It’s extremely rare that any team is ever at full strength at any point of a 16-week season, and that looks to be the case for both teams when the Chargers host the Chiefs in the season opener.
Kansas City’s perennial Pro Bowl safety Eric Berry is listed as doubtful with a heel injury, and Head Coach Andy Reid intimated he is highly unlikely to play.
Meanwhile, the Bolts know for sure they’ll be without one of their biggest stars as Joey Bosa was officially listed as out with a foot injury.
However, it’s not the same one that caused him to miss the preseason.
“He had a little bit of a setback on Wednesday,” Head Coach Anthony Lynn said shortly after declaring him out. “It’s a different injury, but it’s going to be week-to-week … I was surprised. I was really surprised. I was looking forward to having him back like everyone else.”

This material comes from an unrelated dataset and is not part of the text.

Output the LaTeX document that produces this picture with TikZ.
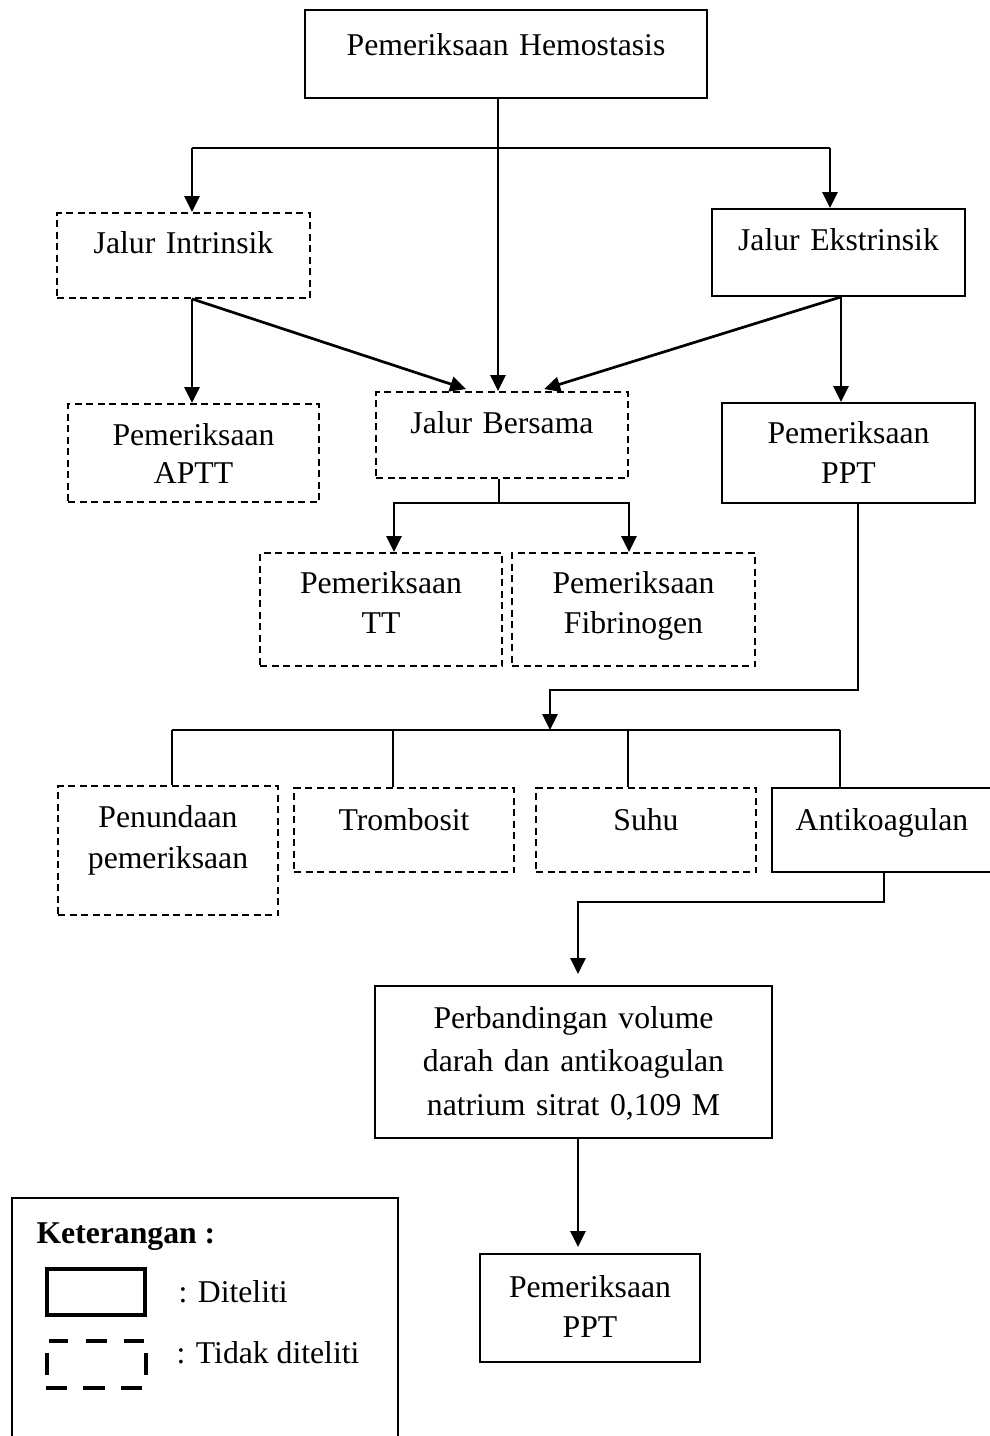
\documentclass[tikz,border=0pt]{standalone}
\usepackage{fontspec}
\setmainfont{Liberation Serif}
\usetikzlibrary{arrows.meta,calc}
\begin{document}
\begin{tikzpicture}[x=1pt,y=-1pt,
  box/.style={draw, line width=1.8pt, rectangle, inner sep=0pt, align=center},
  dbox/.style={box, dash pattern=on 7pt off 4.5pt},
  fs/.style={font=\fontsize{31.7}{#1}\selectfont},
  arr/.style={line width=2.7pt, -{Triangle[length=16pt,width=15pt]}},
  ln/.style={line width=1.6pt},
]
\useasboundingbox (0,0) rectangle (990,1436);
\clip (0,0) rectangle (990,1436);

% boxes
\node[box, fs=40, text width=402pt, text height=45pt, text depth=43pt] (hemo) at (506,54) {Pemeriksaan Hemostasis};
\node[dbox, fs=40, text width=253pt, text height=40pt, text depth=45pt] (intr) at (183.5,255.5) {Jalur Intrinsik};
\node[box, fs=40, text width=253pt, text height=41pt, text depth=46pt] (ekst) at (838.5,252.5) {Jalur Ekstrinsik};
\node[dbox, fs=38, text width=251pt, text height=41pt, text depth=57pt] (aptt) at (193.5,453) {Pemeriksaan\\APTT};
\node[dbox, fs=40, text width=252pt, text height=41pt, text depth=45pt] (bers) at (502,435) {Jalur Bersama};
\node[box, fs=40, text width=253pt, text height=40pt, text depth=60pt] (ppt1) at (848.5,453) {Pemeriksaan\\PPT};
\node[dbox, fs=40, text width=242pt, text height=40pt, text depth=73pt] (tt) at (381,609.5) {Pemeriksaan\\TT};
\node[dbox, fs=40, text width=243pt, text height=40pt, text depth=73pt] (fib) at (633.5,609.5) {Pemeriksaan\\Fibrinogen};
\node[dbox, fs=41, text width=220pt, text height=41pt, text depth=88pt] (pen) at (168,850.5) {Penundaan\\pemeriksaan};
\node[dbox, fs=40, text width=220pt, text height=42pt, text depth=42pt] (trom) at (404,830) {Trombosit};
\node[dbox, fs=40, text width=220pt, text height=42pt, text depth=42pt] (suhu) at (646,830) {Suhu};
\node[box, fs=40, text width=220pt, text height=42pt, text depth=42pt] (anti) at (882,830) {Antikoagulan};
\node[box, fs=43.5, text width=397pt, text height=42pt, text depth=110pt] (perb) at (573.5,1062) {Perbandingan volume\\darah dan antikoagulan\\natrium sitrat 0,109 M};
\node[box, fs=40, text width=220pt, text height=43pt, text depth=65pt] (ppt2) at (590,1308) {Pemeriksaan\\PPT};

% junction points
\coordinate (jL) at (192,148);
\coordinate (jM) at (498,148);
\coordinate (jR) at (830,148);
\coordinate (ek) at (841,300);
\coordinate (bs) at (499,503);
\coordinate (bL) at (394,503);
\coordinate (bR) at (629,503);
\coordinate (pp) at (858,690);
\coordinate (hm) at (550,730);
\coordinate (b1) at (172,730);
\coordinate (b2) at (393,730);
\coordinate (b3) at (628,730);
\coordinate (b4) at (840,730);
\coordinate (ak) at (884,902);
\coordinate (pb) at (578,902);

% connectors
\draw[ln, line width=2pt] (jL) -- (jR);
\draw[arr] (hemo.south -| jM) -- (bers.north -| jM);
\draw[arr] (jL) -- (intr.north -| jL);
\draw[arr] (jR) -- (ekst.north -| jR);
\draw[arr] (intr.south -| jL) -- (aptt.north -| jL);
\draw[arr] (intr.south -| jL) -- ($(bers.north west)+(91,-2)$);
\draw[arr] (ekst.south -| ek) -- (ppt1.north -| ek);
\draw[arr] (ekst.south -| ek) -- ($(bers.north west)+(169,-2)$);
\draw[ln] (bers.south -| bs) -- (bs);
\draw[arr] (bs) -| (tt.north -| bL);
\draw[arr] (bs) -| (fib.north -| bR);
\draw[arr] (ppt1.south -| pp) -- (pp) -| (hm);
\draw[ln] (b1) -- (b4);
\draw[ln] (b1) -- (pen.north -| b1);
\draw[ln] (b2) -- (trom.north -| b2);
\draw[ln] (b3) -- (suhu.north -| b3);
\draw[ln] (b4) -- (anti.north -| b4);
\draw[arr, shorten >=11pt] (anti.south -| ak) -- (ak) -- (pb) -- (perb.north -| pb);
\draw[arr, shorten >=6pt] (perb.south -| pb) -- (ppt2.north -| pb);

% legend
\draw[line width=1.8pt] (12,1198) rectangle (398,1460);
\node[anchor=base west, font=\fontsize{31.7}{38}\selectfont\bfseries] (ket) at (33,1243) {Keterangan :};
\draw[line width=4pt] (47,1269) rectangle (145,1315);
\node[anchor=base west, fs=38] (dit) at (175,1302) {: Diteliti};
\draw[line width=4.5pt] (49,1341)--(68,1341) (86,1341)--(107,1341) (124,1341)--(144,1341)
  (46,1388)--(67,1388) (83,1388)--(105,1388) (121,1388)--(142,1388)
  (47,1353)--(47,1375) (146,1353)--(146,1375);
\node[anchor=base west, fs=38] (tdk) at (173,1363) {: Tidak diteliti};
\end{tikzpicture}
\end{document}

Perhaps no one else was looking forward to him returning to the field more than Bosa himself.
“He’s very frustrated,” Lynn continued. “He’s been waiting for a while to get back on the field and he’s doing everything he can. He just wants to be out there with his teammates, so yeah, he’s pretty frustrated right now … It’s football. It’s always unpredictable sometimes. He was just on the field going through drills and that’s when he felt it.”
The good news is that the Chargers are more than confident in Isaac Rochell, the second-year defensive end out of Notre Dame who’ll start in Bosa’s place.
A star all spring during the offseason program, the 6-4, 280-pound 23-year-old picked up right where he left off when training camp rolled around. Even better, he was one of the Bolts’ most consistent playmakers during the preseason. Rochell also started each contest in place of Bosa, earning valuable reps with the first-team defense that should pay dividends come Sunday.
For all those reasons and more, Lynn expressed supreme confidence in Rochell.
“Very confident in Isaac,” he said. “Isaac had a great camp. He’s grown like a weed. I told him it’s a hell of an opportunity for him. I believe he’ll step up and get the job done.”
Meanwhile, Defensive Coordinator Gus Bradley noted earlier in the week that Rochell had carved out a valuable role on defense even before Bosa went down.
“Isaac Rochell has done a nice job for us,” he said. “He got a lot of reps in the preseason and we're pretty high (with) where he is. Now, Ike was going to play anyway. So, I think that as a defense, we feel pretty strongly about the guys that we have in place.”
Not that he needed any reassureance, but Rochell admitted after practice that it means a lot to him to have the backing and trust of his coaches.
“It always feels good to know your coaches have faith in you,” he said. “When stuff like this happens, you don’t want your coaches to feel like they’re now in survival mode. You want them to be like, ‘Alright, well the next guy’s in. We have confidence in him, let’s roll.’ They definitely do a good job of telling me that, which makes me feel good about my play. But the biggest thing is during the week (of) practice. Practicing well to prepare myself.”
The coaches aren’t the only one impressed by the strides Rochell has made in the past year. In fact, at the end of June’s minicamp both Bosa and Melvin Ingram went out of their way to praise their young teammates.
“I’ve always liked Isaac,” Bosa said at the time. “I think he’s a great guy and he has the potential to be a good rush end. The jump he made is kind of unexpected. Seeing him out here with his hands, the way he’s moving, it’s pretty unbelievable. He’s doing a really great job.”
“He’s definitely making plays,” added Ingram. “Ike’s always been good. We always knew he could do it. And he’s just showcasing his talent because he’s been making so many plays. He’s definitely going to be another piece to our rotation.”
Now it’s time to see that development play out when it counts most. And while Rochell knew he’d have an expanded role in 2018, he had no idea he’d end up being the starter for the season opener.
“I think the preparation, OTAs, training camp (and) going through all that, you kind of develop as your own player,” he explained. “So when you go out and play, you just kind of do what you normally do. Again, the preseason starts definitely gave me the confidence of who I am as a player and let me develop myself as a ‘starter.’ I think the biggest thing for me was the preseason games. I knew I was going to be playing more so I guess it’s just a title, not necessarily this huge new thing. But it is different, it is cool. I just have to do what I have to do and we all have to do our jobs.”